▶ [What you will do]: Reproduce only the lines from the one containing "Recreate this image" through the one containing "ax.get_ygridlines()[-1].set_linewidth(1.2)", exactly as written and with both ends included.

▶ [Raw records]:

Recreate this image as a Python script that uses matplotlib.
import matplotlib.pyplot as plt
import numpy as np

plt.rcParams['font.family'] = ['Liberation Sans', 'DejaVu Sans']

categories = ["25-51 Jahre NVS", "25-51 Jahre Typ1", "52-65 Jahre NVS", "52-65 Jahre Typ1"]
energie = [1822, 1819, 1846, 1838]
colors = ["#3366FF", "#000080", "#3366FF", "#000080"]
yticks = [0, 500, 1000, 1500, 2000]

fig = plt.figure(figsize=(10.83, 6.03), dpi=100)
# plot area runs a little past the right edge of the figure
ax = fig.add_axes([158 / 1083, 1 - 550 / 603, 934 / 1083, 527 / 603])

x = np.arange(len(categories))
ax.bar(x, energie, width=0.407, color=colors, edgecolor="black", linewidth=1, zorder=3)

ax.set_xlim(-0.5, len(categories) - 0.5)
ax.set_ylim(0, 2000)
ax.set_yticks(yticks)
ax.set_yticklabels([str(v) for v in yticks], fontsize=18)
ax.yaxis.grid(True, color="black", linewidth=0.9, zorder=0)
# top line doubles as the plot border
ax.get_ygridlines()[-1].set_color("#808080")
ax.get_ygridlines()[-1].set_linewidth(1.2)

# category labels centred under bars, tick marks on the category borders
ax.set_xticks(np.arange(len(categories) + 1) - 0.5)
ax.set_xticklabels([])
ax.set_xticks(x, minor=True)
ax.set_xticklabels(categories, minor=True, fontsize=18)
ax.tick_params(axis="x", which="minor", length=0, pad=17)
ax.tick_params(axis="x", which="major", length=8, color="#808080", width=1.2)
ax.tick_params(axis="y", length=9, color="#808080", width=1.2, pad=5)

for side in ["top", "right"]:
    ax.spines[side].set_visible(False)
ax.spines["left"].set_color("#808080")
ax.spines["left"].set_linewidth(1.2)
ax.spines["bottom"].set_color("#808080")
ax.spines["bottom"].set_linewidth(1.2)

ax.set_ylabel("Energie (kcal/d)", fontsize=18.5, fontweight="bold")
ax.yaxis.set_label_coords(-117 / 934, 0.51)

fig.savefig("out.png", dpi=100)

...

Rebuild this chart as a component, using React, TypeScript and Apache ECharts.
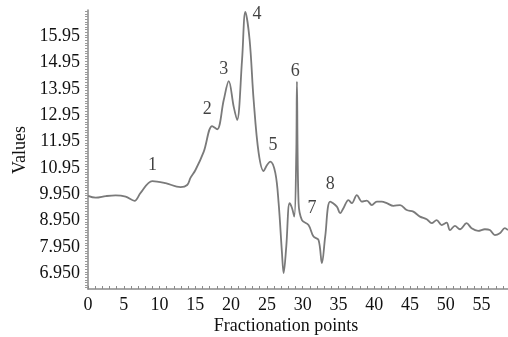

▶ [Response]:
Recreate this image as a Python script that uses matplotlib.
import matplotlib.pyplot as plt
import numpy as np

plt.rcParams['font.family'] = ['Liberation Sans', 'DejaVu Sans']

categories = ["25-51 Jahre NVS", "25-51 Jahre Typ1", "52-65 Jahre NVS", "52-65 Jahre Typ1"]
energie = [1822, 1819, 1846, 1838]
colors = ["#3366FF", "#000080", "#3366FF", "#000080"]
yticks = [0, 500, 1000, 1500, 2000]

fig = plt.figure(figsize=(10.83, 6.03), dpi=100)
# plot area runs a little past the right edge of the figure
ax = fig.add_axes([158 / 1083, 1 - 550 / 603, 934 / 1083, 527 / 603])

x = np.arange(len(categories))
ax.bar(x, energie, width=0.407, color=colors, edgecolor="black", linewidth=1, zorder=3)

ax.set_xlim(-0.5, len(categories) - 0.5)
ax.set_ylim(0, 2000)
ax.set_yticks(yticks)
ax.set_yticklabels([str(v) for v in yticks], fontsize=18)
ax.yaxis.grid(True, color="black", linewidth=0.9, zorder=0)
# top line doubles as the plot border
ax.get_ygridlines()[-1].set_color("#808080")
ax.get_ygridlines()[-1].set_linewidth(1.2)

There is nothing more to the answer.